Indian markets are among the worst hit in Asia, with the S&P BSE Sensex slipping over 5 per cent to trade below the 64,000 mark. On the other hand, the Nifty50 has also lost close to 5 per cent and has dipped below the 19,000 mark for the first time in four months.
Another casualty of the Israel – Hamas war have been crude oil prices, which jumped to over $92 a barrel (Brent) by October 18 from $84 a barrel on October 5, translating into a rise of nearly 10 per cent in barely 13 days. Prices, however, have come off a tad since then.
When it comes to the market reaction from here, analysts at UBS believe oil remains the main transmission mechanism for a risk-off trade, and a significant move higher is the key event to watch.
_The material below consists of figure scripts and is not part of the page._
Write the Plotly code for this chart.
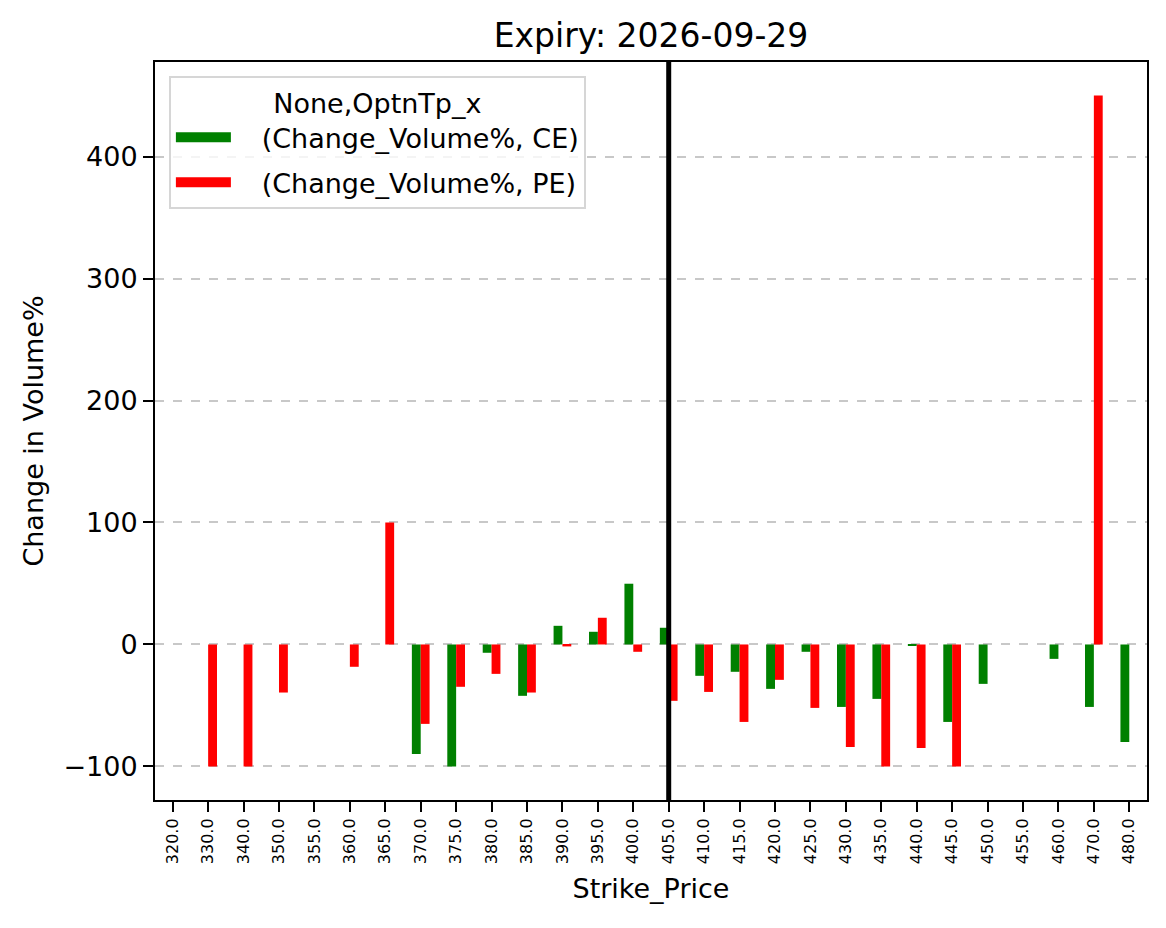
import plotly.graph_objects as go

strikes = ["320.0", "330.0", "340.0", "350.0", "355.0", "360.0", "365.0", "370.0",
           "375.0", "380.0", "385.0", "390.0", "395.0", "400.0", "405.0", "410.0",
           "415.0", "420.0", "425.0", "430.0", "435.0", "440.0", "445.0", "450.0",
           "455.0", "460.0", "470.0", "480.0"]

ce_change = [None, None, None, None, None, None, None, -89.7,
             -100.0, -6.8, -42.1, 15.3, 10.4, 49.8, 13.7, -25.7,
             -22.4, -36.4, -6.0, -51.2, -44.6, -0.5, -63.5, -32.3,
             None, -11.8, -51.2, -79.9]

pe_change = [None, -100.0, -100.0, -39.4, None, -18.3, 100.0, -65.1,
             -34.7, -24.1, -39.4, -1.6, 21.9, -6.0, -46.2, -38.9,
             -63.5, -29.0, -52.0, -84.0, -100.0, -84.8, -100.0, None,
             None, None, 450.0, None]

spot_strike = "405.0"
y_ticks = [-100, 0, 100, 200, 300, 400]
y_tick_text = ["\u2212100", "0", "100", "200", "300", "400"]

series = [("(Change_Volume%, CE)", ce_change, "#008000", "ce"),
          ("(Change_Volume%, PE)", pe_change, "#ff0000", "pe")]

FONT = "DejaVu Sans"
PAD = "\u00a0\u00a0\u00a0"

# page body has an 8px default margin; compensate so the figure fills 1166x928
W, H = 1158, 920
L, R, T, B = 147, 19, 54, 128

fig = go.Figure()
for name, vals, color, grp in series:
    fig.add_trace(go.Bar(x=strikes, y=vals, name=name, legendgroup=grp,
                         showlegend=False,
                         marker=dict(color=color, line=dict(width=0))))
# legend-only entries drawn as wide rectangular swatches (matplotlib-style patches)
for name, vals, color, grp in series:
    fig.add_trace(go.Scatter(x=[None], y=[None], mode="lines", name=PAD + name,
                             legendgroup=grp, showlegend=True, hoverinfo="skip",
                             line=dict(color=color, width=20)))

spot_idx = strikes.index(spot_strike)
fig.add_shape(type="line", xref="x", yref="paper", x0=spot_idx, x1=spot_idx,
              y0=0, y1=1, line=dict(color="black", width=5), layer="above")

fig.update_layout(
    width=W, height=H,
    paper_bgcolor="white", plot_bgcolor="white",
    margin=dict(l=L, r=R, t=T, b=B),
    barmode="group", bargap=0.5, bargroupgap=0,
    font=dict(family=FONT, color="black", size=27),
    title=dict(text="Expiry: 2026-09-29", x=643 / W, xanchor="center",
               y=1 - 27 / H, yanchor="middle", font=dict(size=33, family=FONT)),
    legend=dict(
        x=0.014, y=0.981, xanchor="left", yanchor="top",
        bgcolor="rgba(255,255,255,0.8)", bordercolor="#d6d6d6", borderwidth=2,
        title=dict(text="None,OptnTp_x", side="top center", font=dict(size=27)),
        font=dict(size=27), itemwidth=55, tracegroupgap=7,
    ),
    showlegend=True,
)

fig.update_xaxes(
    type="category", categoryorder="array", categoryarray=strikes,
    range=[-0.5, len(strikes) - 0.5],
    showline=True, linecolor="black", linewidth=2, mirror=True,
    ticks="outside", ticklen=10, tickwidth=2, tickcolor="black",
    tickangle=-90, tickfont=dict(size=16, family=FONT),
    showgrid=False,
    title=dict(text="Strike_Price", font=dict(size=27), standoff=16),
)
fig.update_yaxes(
    range=[-127.5, 477.5],
    tickvals=y_ticks, ticktext=y_tick_text,
    showline=True, linecolor="black", linewidth=2, mirror=True,
    ticks="outside", ticklen=10, tickwidth=2, tickcolor="black",
    tickfont=dict(size=27, family=FONT),
    showgrid=True, gridcolor="#c8c8c8", griddash="dash", gridwidth=1.5,
    zeroline=False,
    title=dict(text="Change in Volume%", font=dict(size=27), standoff=12),
)

fig.write_html("out.html")
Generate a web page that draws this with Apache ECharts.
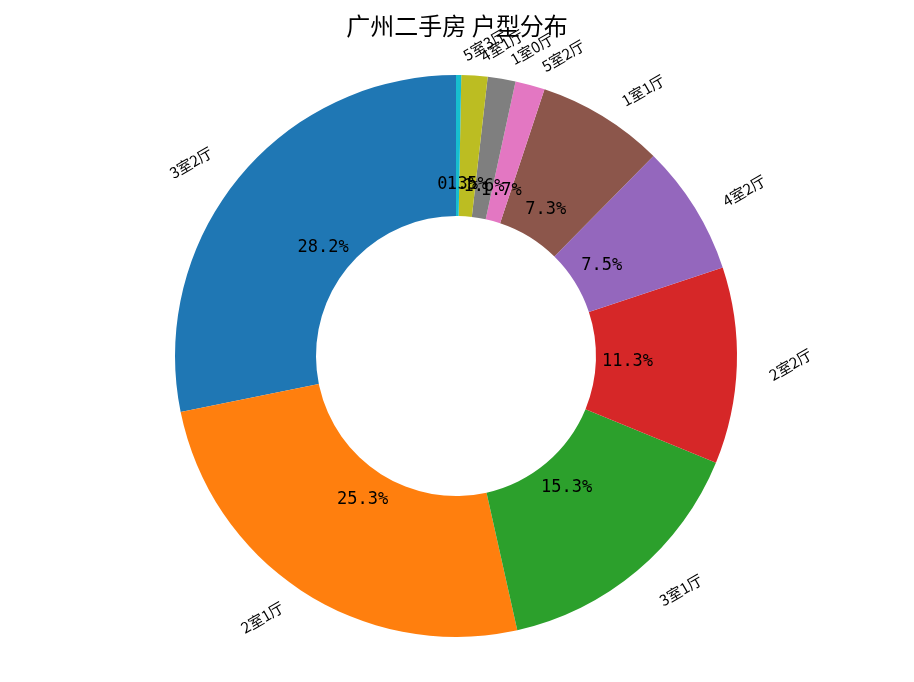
<!DOCTYPE html>
<html><head><meta charset="utf-8">
<script src="https://cdn.jsdelivr.net/npm/echarts@6/dist/echarts.min.js"></script>
<style>html,body{margin:0;padding:0;background:#fff}#c{width:914px;height:682px}</style>
</head><body><div id="c"></div>
<script>
const titleText = '广州二手房 户型分布';
const categories = ['3室2厅','2室1厅','3室1厅','2室2厅','4室2厅','1室1厅','5室2厅','1室0厅','4室1厅','5室3厅'];
const shares = [28.2, 25.3, 15.3, 11.3, 7.5, 7.3, 1.7, 1.6, 1.5, 0.3];
const colors = ['#1f77b4','#ff7f0e','#2ca02c','#d62728','#9467bd','#8c564b','#e377c2','#7f7f7f','#bcbd22','#17becf'];

const CX = 456, CY = 356, R = 281, R0 = 140;
const total = shares.reduce((a, b) => a + b, 0);
let acc = 0;
const rightSide = shares.map(v => {
  const mid = 90 + (acc + v / 2) / total * 360;
  acc += v;
  return Math.cos(mid * Math.PI / 180) > 0;
});
const outerData = categories.map((name, i) => ({ name, value: shares[i], itemStyle: { color: colors[i] } }));
const innerData = categories.map((name, i) => ({ name, value: shares[i] }));

const chart = echarts.init(document.getElementById('c'), null, { renderer: 'canvas' });
chart.setOption({
  backgroundColor: '#fff',
  animation: false,
  title: {
    text: titleText, left: 'center', top: 9,
    textStyle: { fontSize: 24, fontWeight: 'normal', color: '#000', fontFamily: 'Noto Sans CJK SC' }
  },
  series: [
    {
      type: 'pie', center: [CX, CY], radius: [R0, R],
      startAngle: 90, clockwise: false, avoidLabelOverlap: false, silent: true,
      labelLayout: { hideOverlap: false },
      emphasis: { disabled: true },
      itemStyle: { borderWidth: 0 },
      label: {
        show: true, position: 'outside', rotate: 30, distanceToLabelLine: 0,
        fontSize: 15, lineHeight: 22, color: '#000', fontFamily: 'Noto Sans CJK SC',
        formatter: p => rightSide[p.dataIndex] ? '\n' + p.name : p.name + '\n'
      },
      labelLine: { show: false, length: 28, length2: 0 },
      data: outerData
    },
    {
      type: 'pie', center: [CX, CY], radius: [R0, 2 * 0.6 * R - R0],
      startAngle: 90, clockwise: false, avoidLabelOverlap: false, silent: true, z: 5,
      labelLayout: { hideOverlap: false },
      emphasis: { disabled: true },
      itemStyle: { color: 'rgba(0,0,0,0)', borderWidth: 0 },
      label: {
        show: true, position: 'inside', rotate: 0,
        fontSize: 17, color: '#000', fontFamily: 'DejaVu Sans Mono',
        formatter: p => p.value.toFixed(1) + '%'
      },
      labelLine: { show: false },
      data: innerData
    }
  ]
});
</script></body></html>
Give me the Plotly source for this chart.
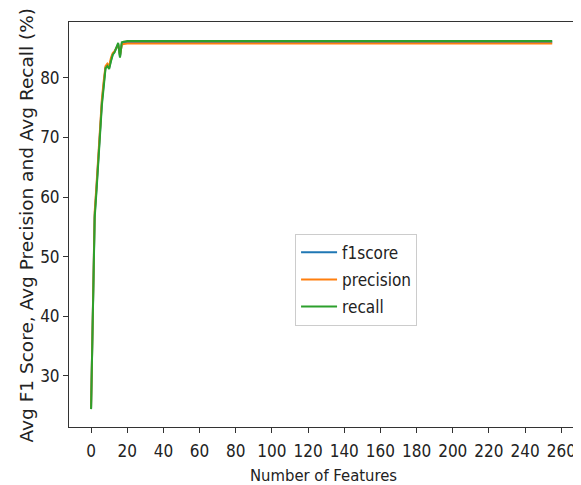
import plotly.graph_objects as go

# Number of features (x axis): 0 .. 255
n_features = 256
features = list(range(n_features))

# Rising part (x = 0..18), then a flat plateau
f1_head = [24.5, 44.0, 57.0, 61.5, 67.0, 72.0, 76.0, 79.0, 81.8, 82.2,
           81.7, 83.0, 84.0, 84.4, 85.0, 85.7, 83.6, 85.8, 85.9]
precision_head = [24.6, 44.5, 57.5, 62.0, 67.5, 72.5, 76.5, 79.5, 82.0, 82.4,
                  82.0, 83.4, 84.2, 84.5, 85.1, 85.6, 83.8, 85.6, 85.7]
recall_head = [24.4, 43.5, 56.5, 61.0, 66.5, 71.5, 75.5, 78.5, 81.6, 82.0,
               81.5, 82.8, 83.9, 84.3, 85.0, 85.9, 83.4, 86.0, 86.1]
f1_plateau = 86.0
precision_plateau = 85.8
recall_plateau = 86.2

f1score = f1_head + [f1_plateau] * (n_features - len(f1_head))
precision = precision_head + [precision_plateau] * (n_features - len(precision_head))
recall = recall_head + [recall_plateau] * (n_features - len(recall_head))

x_ticks = list(range(0, 261, 20))
y_ticks = [30, 40, 50, 60, 70, 80]

narrow = "DejaVu Sans Condensed, DejaVu Sans"
regular = "DejaVu Sans"

fig = go.Figure()
series = [("f1score", f1score, "#1f77b4"),
          ("precision", precision, "#ff7f0e"),
          ("recall", recall, "#2ca02c")]
for name, vals, color in series:
    fig.add_trace(go.Scatter(x=features, y=vals, mode="lines", name=name,
                             legendgroup=name,
                             line=dict(color=color, width=2)))

axis_common = dict(showline=True, linecolor="#333333", linewidth=1, mirror=True,
                   ticks="outside", ticklen=5, tickcolor="#333333",
                   showgrid=False, zeroline=False, automargin=False,
                   tickfont=dict(family=narrow, size=17, color="#222222"))

# the page body has an 8px margin, so the figure is sized to the visible area
fig.update_layout(
    width=573, height=477,
    margin=dict(l=61, r=4, t=14, b=58),
    paper_bgcolor="white", plot_bgcolor="white",
    font=dict(family=narrow, size=16, color="#222222"),
    xaxis=dict(range=[-12.2, 268.7], tickvals=x_ticks, ticklabelstandoff=4,
               **axis_common),
    yaxis=dict(range=[21.4, 89.4], tickvals=y_ticks, **axis_common),
    legend=dict(x=0.445, y=0.477, xanchor="left", yanchor="top",
                bgcolor="rgba(255,255,255,0.8)", bordercolor="#cccccc", borderwidth=1,
                font=dict(family=narrow, size=17), tracegroupgap=2, itemwidth=36),
    showlegend=True,
    annotations=[
        dict(text="Number of Features", xref="paper", yref="paper",
             x=0.5, y=-0.12, xanchor="center", yanchor="middle",
             showarrow=False, font=dict(family=narrow, size=16.5, color="#222222")),
        dict(text="Avg F1 Score, Avg Precision and Avg Recall (%)",
             xref="paper", yref="paper", x=-0.0827, y=0.5,
             xanchor="center", yanchor="middle", textangle=-90,
             showarrow=False, font=dict(family=regular, size=18.5, color="#222222")),
    ],
)

fig.write_html("out.html")
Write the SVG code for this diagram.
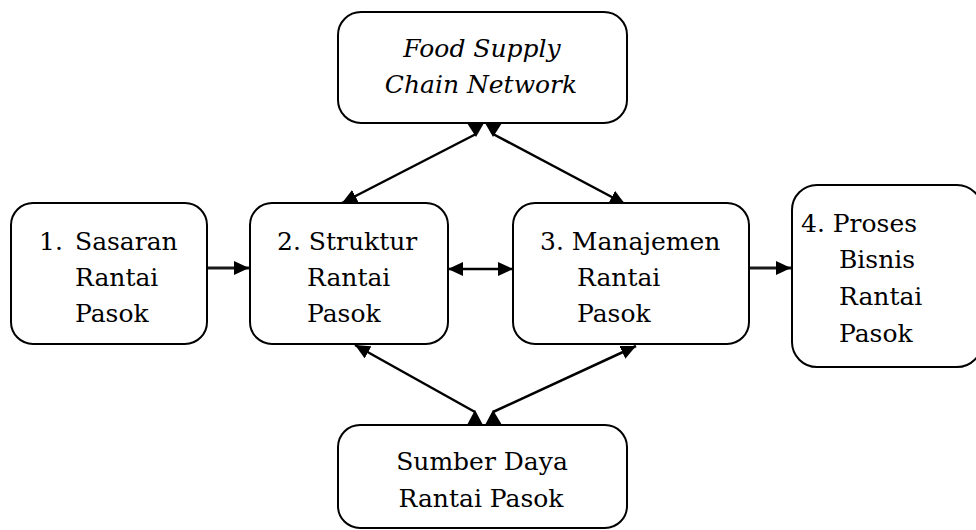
<svg xmlns="http://www.w3.org/2000/svg" width="976" height="530" viewBox="0 0 976 530">
  <style>
    .box { fill: #ffffff; stroke: #000000; stroke-width: 2; }
    .wire { stroke: #000000; stroke-width: 2.5; fill: none; }
    .thick { stroke: #1a1a1a; stroke-width: 3; }
    .head { fill: #000000; stroke: none; }
  </style>
  <defs>
    <marker id="arrow" markerUnits="userSpaceOnUse" markerWidth="16" markerHeight="14" refX="15" refY="7" orient="auto-start-reverse">
      <path d="M0,0 L15,7 L0,14 z" fill="#000000"/>
    </marker>
  </defs>

  <!-- connectors -->
  <g id="connectors">
    <line class="wire thick" x1="207" y1="268" x2="249" y2="268" marker-end="url(#arrow)"/>
    <line class="wire" x1="448" y1="269" x2="513" y2="269" marker-start="url(#arrow)" marker-end="url(#arrow)"/>
    <line class="wire thick" x1="748" y1="268" x2="791" y2="268" marker-end="url(#arrow)"/>

    <line class="wire" x1="476" y1="134" x2="342" y2="203" marker-end="url(#arrow)"/>
    <line class="wire" x1="493" y1="134" x2="625" y2="204" marker-end="url(#arrow)"/>
    <line class="wire" x1="475" y1="412" x2="355" y2="345" marker-end="url(#arrow)"/>
    <line class="wire" x1="493" y1="412" x2="636" y2="346" marker-end="url(#arrow)"/>

    <polygon class="head" points="467,123 484,123 476,137"/>
    <polygon class="head" points="485,123 502,123 493,137"/>
    <polygon class="head" points="467,425 483,425 475,410"/>
    <polygon class="head" points="485,425 502,425 493,410"/>
  </g>

  <!-- all labels share one serif face -->
  <g font-family="DejaVu Serif, serif" font-size="25" fill="#000000">
    <!-- network -->
    <g id="node-network">
      <rect class="box" x="338" y="12" width="289" height="111" rx="23" ry="23"/>
      <text x="482" y="57" text-anchor="middle" font-style="italic">Food Supply</text>
      <text x="481" y="93" text-anchor="middle" font-style="italic">Chain Network</text>
    </g>

    <!-- 1 -->
    <g id="node-sasaran">
      <rect class="box" x="11" y="203" width="196" height="141" rx="22" ry="22"/>
      <text x="39" y="250">1.</text>
      <text x="75" y="250">Sasaran</text>
      <text x="75" y="286">Rantai</text>
      <text x="75" y="322">Pasok</text>
    </g>

    <!-- 2 -->
    <g id="node-struktur">
      <rect class="box" x="250" y="203" width="198" height="141" rx="22" ry="22"/>
      <text x="277" y="250">2. Struktur</text>
      <text x="307" y="286">Rantai</text>
      <text x="307" y="322">Pasok</text>
    </g>

    <!-- 3 -->
    <g id="node-manajemen">
      <rect class="box" x="513" y="203" width="236" height="141" rx="22" ry="22"/>
      <text x="540" y="250">3. Manajemen</text>
      <text x="577" y="286">Rantai</text>
      <text x="577" y="322">Pasok</text>
    </g>

    <!-- 4 -->
    <g id="node-proses">
      <rect class="box" x="792" y="185" width="190" height="182" rx="25" ry="25"/>
      <text x="801" y="232">4. Proses</text>
      <text x="839" y="268">Bisnis</text>
      <text x="839" y="305">Rantai</text>
      <text x="839" y="342">Pasok</text>
    </g>

    <!-- resources -->
    <g id="node-sumber-daya">
      <rect class="box" x="338" y="425" width="289" height="103" rx="22" ry="22"/>
      <text x="482" y="470" text-anchor="middle">Sumber Daya</text>
      <text x="481" y="507" text-anchor="middle">Rantai Pasok</text>
    </g>
  </g>
</svg>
While pressure toward the $105–110 a barrel range is possible with an incremental reduction in Iranian exports, UBS said there is currently spare capacity sitting with OPEC+ to help offset the impact. A more pronounced move above $120 a barrel, they said, is likely to only come with a significant supply disruption.
“There are a few ways this could feasibly play out: through a larger removal of Iranian oil from the market; a closure of the Strait of Hormuz, which accounts for over 20 per cent of the world’s daily flow; or by some form of coordinated embargo among Arab countries. But while none of these outcomes can be ruled out, they are currently tail risks, in our view,” analysts at UBS wrote in a recent report.